Sollte es allerdings tatsächlich so kommen, würde Tapia seine eigenen Worte ad absurdum führen. Bei der Amtseinführung Anfang Juni 2017 sagte der Boss: "Er ist der beste Nationaltrainer der Welt." Um ihn zu bekommen, zahlte der Verband an Sampaolis damaligen Arbeitgeber, den spanischen Klub FC Sevilla, eine Ablösesumme von 1,5 Millionen Euro. Tatsächlich genießt der Coach einen guten Ruf. In seiner WM-Kolumne für die "Sport Bild" schrieb der ehemalige Leverkusener Diego Placente vor Turnierstart: "Ich mag seinen Spielstil. Ich halte seine fußballerische Idee für brillant. Er möchte, dass die Mannschaft offensiv ist, mit Pressing Druck macht und Somit komplett in der gegnerischen Hälfte agiert."

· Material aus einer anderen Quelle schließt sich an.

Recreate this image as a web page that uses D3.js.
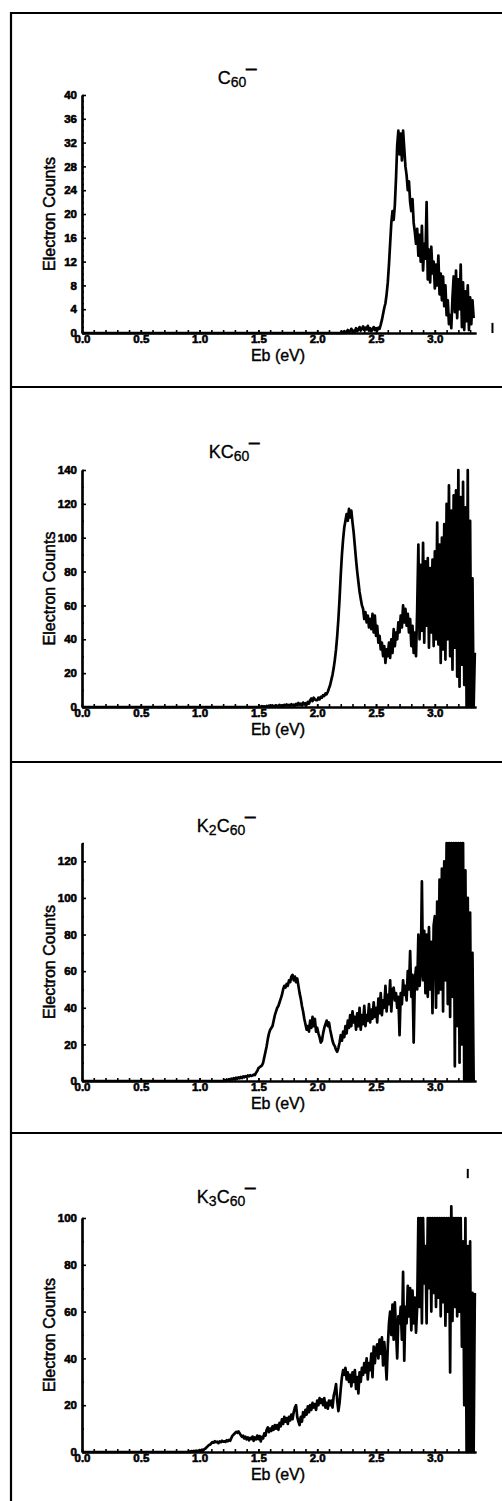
<!DOCTYPE html>
<html lang="en">
<head>
<meta charset="UTF-8">
<title>C60 anion photoelectron spectra</title>
<script src="https://d3js.org/d3.v7.min.js"></script>
<style>
  body { margin: 0; background: #fff; }
  svg text { font-family: 'Liberation Sans', Arial, sans-serif; fill: #000; }
</style>
</head>
<body>
<div id="chart"></div>
<script>
// counts are sampled every 0.01 eV, starting at the given binding energy
var step = 0.01;

var c60Start = 2.20;
var c60Counts = [
  0,0.2,0,0.3,0.1,0.2,0.5,0.1,0.3,0.7,
  0.2,0.4,0.2,0.8,0.3,0.6,1.0,0.4,0.7,1.1,
  0.5,0.9,0.6,1.2,0.4,0.8,0.3,0.6,1.0,0.5,
  0.8,0.4,0.9,0.7,1.4,2.2,3.2,4.2,5.0,6.5,
  8.5,11.5,15,18.5,20.5,19,21.5,26,31.5,34,
  30,33.5,29,34,31,28,26.5,24,25.5,22,
  20.5,22.5,18.5,17,15,17.5,13,16.5,12,18,
  10.5,15,12.5,22,9,14,8.5,14.5,10,12,
  7.5,11.5,8,13,6.5,10,5.5,9.5,4.5,8,
  3,5.5,1.5,3,0.8,6,9.5,3.5,10.5,2.5,
  9,4,11.5,1,8.5,0.5,7,2,8,0.5,
  6,1.5,5.5,2.5
];

var kc60Start = 1.50;
var kc60Counts = [
  0,0.3,0,0.5,0.2,0.4,0,0.6,0.3,0.8,
  0.2,0.5,0.9,0.3,0.7,1.0,0.4,0.8,1.2,0.5,
  1.0,0.6,1.3,0.8,1.5,0.9,1.3,0.7,1.6,1.0,
  1.4,0.8,1.8,1.1,2.4,1.3,2.0,1.0,2.6,1.5,
  2.2,1.4,3.0,2.0,4.0,5.0,3.5,5.5,4.5,4.0,
  4,5.5,4.5,6,5.5,7,6.5,8,7.5,9,
  11,13,16,19,23,28,34,42,52,64,
  78,90,99,106,110,114,110,117,112,116,
  109,103,95,87,80,74,68,64,60,58,
  52,56,50,54,47,52,46,55,44,54,
  42,48,38,42,34,38,30,36,26,34,
  30,38,29,40,32,46,36,44,40,50,
  44,54,47,60,50,58,48,55,44,52,
  36,48,32,44,30,58,96,40,84,45,
  97,38,86,48,88,35,82,44,87,36,
  92,40,109,37,96,26,100,34,108,28,
  120,40,131,30,116,22,125,35,128,18,
  140,12,124,25,133,13,118,0,140,0,
  110,0,76,0,32
];

var k2c60Start = 1.20;
var k2c60Counts = [
  0,0.5,0,0.8,0.3,1.0,0.5,1.3,0.8,1.5,
  1.0,1.8,1.2,2.0,1.5,2.2,1.6,2.5,2.0,2.6,
  2.2,3.0,2.5,3.2,2.8,3.0,3.5,3.2,4.5,5.5,
  7,7.5,8,8.5,10,13,16,19,23,26,
  28,29,30,33,36,38,40,41,43,45,
  47,50,52,51,53,52,55,54,57,58,
  55,57,54,56,52,48,45,41,38,34,
  31,28,30,27,33,29,35,30,34,27,
  29,26,24,21,22,26,29,31,33,30,
  32,28,25,22,20,19,17,16,18,21,
  25,22,27,24,30,26,33,29,36,30,
  38,32,35,28,37,30,40,28,36,31,
  41,30,36,33,42,32,39,34,43,35,
  40,32,45,37,48,36,44,40,52,38,
  47,42,55,38,50,51,44,48,40,46,
  25,48,42,55,47,52,44,60,50,71,
  46,58,21,55,62,50,80,52,60,109,
  55,82,48,80,46,84,50,76,37,85,
  90,40,98,48,110,50,116,38,120,55,
  130,42,130,35,130,46,130,8,130,30,
  130,10,130,20,130,0,115,0,100,0,
  92,0,70,0
];

var k3c60Start = 0.90;
var k3c60Counts = [
  0,0.3,0,0.4,0.2,0.5,0,0.6,0.3,0.5,
  0.8,0.4,1.0,0.6,1.2,1.5,2.0,2.5,3.0,3.2,
  3.8,4.2,4.0,4.6,4.2,4.4,3.8,4.5,4.2,4.8,
  4.4,4.6,4.3,5.0,4.6,5.2,4.8,6.0,7.0,7.5,
  8.0,8.6,8.2,8.8,8.0,7.2,6.5,7.0,5.8,6.5,
  5.4,6.2,5.0,6.0,5.5,6.6,4.8,6.2,5.4,7.0,
  5.5,6.8,4.5,6.5,5.8,8.0,7.0,9.5,10.5,8.5,
  10,9,11,9.5,11.5,10,11.5,9.5,12.5,11,
  14,12,15,13,14.5,12,15,13.5,16,14,
  17,19,20,15,13,11.5,15,13,17,15,
  18,16,19.5,17,20,18,21,19,20.5,18,
  22,20,23,21,22.5,20,23,19,21,18.5,
  22,20,22,19,24,26,29,22,17.5,21,
  27,32,35,33,36,31,34,30,33,28,
  34,30,35,27,32,25,34,30,36,33,
  38,34,40,31,38,35,42,32,45,38,
  44,46,40,48,42,49,37,47,40,31,
  45,55,60,50,63,48,64,52,40,58,
  55,62,48,77,39,62,55,71,58,70,
  52,69,55,66,51,62,100,62,100,55,
  100,72,88,55,100,70,100,60,100,68,
  100,62,100,66,100,58,100,64,100,54,
  100,60,100,34,105,56,100,62,100,58,
  100,60,100,45,90,20,100,0,88,0,
  90,0,68,0,68
];

var xTickValues = [0, 0.5, 1.0, 1.5, 2.0, 2.5, 3.0];
var xTickLabels = ["0.0", "0.5", "1.0", "1.5", "2.0", "2.5", "3.0"];

var c60YTicks = [0, 4, 8, 12, 16, 20, 24, 28, 32, 36, 40];
var kc60YTicks = [0, 20, 40, 60, 80, 100, 120, 140];
var k2c60YTicks = [0, 20, 40, 60, 80, 100, 120];
var k3c60YTicks = [0, 20, 40, 60, 80, 100];

// title pieces: n = normal, s = subscript, m = superscript bar
var c60Title = [["C", "n"], ["60", "s"], ["\u00AF", "m"]];
var kc60Title = [["KC", "n"], ["60", "s"], ["\u00AF", "m"]];
var k2c60Title = [["K", "n"], ["2", "s"], ["C", "n"], ["60", "s"], ["\u00AF", "m"]];
var k3c60Title = [["K", "n"], ["3", "s"], ["C", "n"], ["60", "s"], ["\u00AF", "m"]];

var panels = [
  { start: c60Start, counts: c60Counts, yTicks: c60YTicks, yMax: 40, yMinor: 1, title: c60Title, y0: 333, top: 95, titleX: 237 },
  { start: kc60Start, counts: kc60Counts, yTicks: kc60YTicks, yMax: 140, yMinor: 10, title: kc60Title, y0: 707, top: 470, titleX: 234 },
  { start: k2c60Start, counts: k2c60Counts, yTicks: k2c60YTicks, yMax: 130, yMinor: 10, title: k2c60Title, y0: 1081, top: 843, titleX: 226 },
  { start: k3c60Start, counts: k3c60Counts, yTicks: k3c60YTicks, yMax: 100, yMinor: 10, title: k3c60Title, y0: 1452, top: 1218, titleX: 226 }
];

// the small vertical marks drawn beside two of the spectra
var marks = [
  { panel: 0, e: 3.49, lo: 0, hi: 1.7 },
  { panel: 3, e: 3.28, lo: 117, hi: 121 }
];

var svg = d3.select("#chart")
  .append("svg")
  .attr("width", 502)
  .attr("height", 1501);

// frame and separators
svg.append("path")
  .attr("d", "M11,1501V13H502")
  .attr("fill", "none")
  .attr("stroke", "#000")
  .attr("stroke-width", 2.2);

[387, 762, 1133].forEach(function(yy) {
  svg.append("line")
    .attr("x1", 10).attr("x2", 502)
    .attr("y1", yy).attr("y2", yy)
    .attr("stroke", "#000")
    .attr("stroke-width", 2);
});

var x = d3.scaleLinear().domain([0, 3.35]).range([82, 476]);

panels.forEach(function(p, pi) {
  var y = d3.scaleLinear().domain([0, p.yMax]).range([p.y0, p.top]);
  var g = svg.append("g");

  // x axis: minor ticks every 0.1 eV pointing inward, labels every 0.5
  g.append("g")
    .attr("transform", "translate(0," + p.y0 + ")")
    .call(d3.axisBottom(x).tickValues(d3.range(0.1, 3.31, 0.1)).tickSize(-3).tickSizeOuter(0).tickFormat(""));

  var xa = g.append("g")
    .attr("transform", "translate(0," + p.y0 + ")")
    .call(d3.axisBottom(x).tickValues(xTickValues).tickSize(-3).tickSizeOuter(0).tickPadding(2)
      .tickFormat(function(d, i) { return xTickLabels[i]; }));

  // y axis
  g.append("g")
    .attr("transform", "translate(82,0)")
    .call(d3.axisLeft(y).tickValues(d3.range(0, p.yMax + 0.001, p.yMinor)).tickSize(-2).tickSizeOuter(0).tickFormat(""));

  var ya = g.append("g")
    .attr("transform", "translate(82,0)")
    .call(d3.axisLeft(y).tickValues(p.yTicks).tickSize(-4).tickSizeOuter(0).tickPadding(5));

  g.selectAll(".domain").attr("stroke-width", 2.2);
  g.selectAll(".tick line").attr("stroke-width", 1.6);
  g.selectAll(".tick text")
    .attr("font-size", "11.5px")
    .attr("font-weight", "bold")
    .attr("stroke", "#000")
    .attr("stroke-width", 0.6);

  // axis titles
  g.append("text")
    .attr("x", 278)
    .attr("y", p.y0 + 28)
    .attr("text-anchor", "middle")
    .attr("font-size", "16px")
    .attr("stroke", "#000")
    .attr("stroke-width", 0.4)
    .text("Eb (eV)");

  g.append("text")
    .attr("transform", "translate(49," + ((p.y0 + p.top) / 2) + ") rotate(-90)")
    .attr("dy", "0.35em")
    .attr("text-anchor", "middle")
    .attr("font-size", "16px")
    .attr("stroke", "#000")
    .attr("stroke-width", 0.5)
    .text("Electron Counts");

  // panel title
  var t = g.append("text")
    .attr("x", p.titleX)
    .attr("y", p.y0 - 249)
    .attr("text-anchor", "middle")
    .attr("font-size", "18px")
    .attr("stroke", "#000")
    .attr("stroke-width", 0.3);
  var shift = 0;
  p.title.forEach(function(part) {
    var s = t.append("tspan").text(part[0]);
    if (part[1] == "s") {
      s.attr("font-size", "14px").attr("dy", 3 - shift);
      shift = 3;
    } else if (part[1] == "m") {
      s.attr("font-size", "18px").attr("dy", -1 - shift).attr("stroke-width", 1);
      shift = -1;
    } else {
      s.attr("dy", -shift);
      shift = 0;
    }
  });

  // spectrum
  var pts = [[0, 0]].concat(p.counts.map(function(c, i) { return [p.start + i * step, c]; }));
  var line = d3.line()
    .x(function(d) { return x(d[0]); })
    .y(function(d) { return y(d[1]); });

  g.append("path")
    .datum(pts)
    .attr("d", line)
    .attr("fill", "none")
    .attr("stroke", "#000")
    .attr("stroke-width", 2.7)
    .attr("stroke-linejoin", "round");

  marks.filter(function(m) { return m.panel == pi; }).forEach(function(m) {
    g.append("line")
      .attr("x1", x(m.e)).attr("x2", x(m.e))
      .attr("y1", y(m.lo)).attr("y2", y(m.hi))
      .attr("stroke", "#000")
      .attr("stroke-width", 2);
  });
});
</script>
</body>
</html>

Schöne Theorie, fürchterliche Praxis
Dem WM-Check hält das alles nicht stand. Das Team spielte beim Remis (1:1) gegen Island trotz maximaler Ballbesitz-Dominanz fahrig, pomadig, ideenlos. Die Einsatzfreude und Leidenschaft der "Wikinger" reichte, um die hochbezahlten Superstars zu entnerven. Gegen Kroatien war's kaum besser - immerhin stimmte in diesem wilden Duell die Gegenwehr. Sampaoli nahm wieder einmal die Schuld auf sich. Wie immer. "Er sagte: "Wir haben es nicht geschafft, Messi die richtige Mannschaft an die Seite zu stellen." Dabei ist er für das Debakel und auch die zuvor schwachen Leistungen nicht allein verantwortlich. Schon seit längerer Zeit heißt es: Messi diskutiert beim Personal mindestens auf Augenhöhe. Bei Sampaoli erst recht, seit der GOAT der "Albiceleste" im Oktober 2017 erst im letzten Spiel der Südamerika-Qualifikation gegen Ecuador mit drei Toren (Endstand folglich 3:1) die Peinlichkeit einer verpassten WM erspart hatte.
Und nun? Letzte Chance Nigeria. Und für die fordert der legendäre Diego Maradona, der Chefkritiker des angezählten Coaches, vehement Zugang zum Team: "Ich will mit den Spielern sprechen können, damit sie verstehen, was es bedeutet, dieses Trikot zu tragen."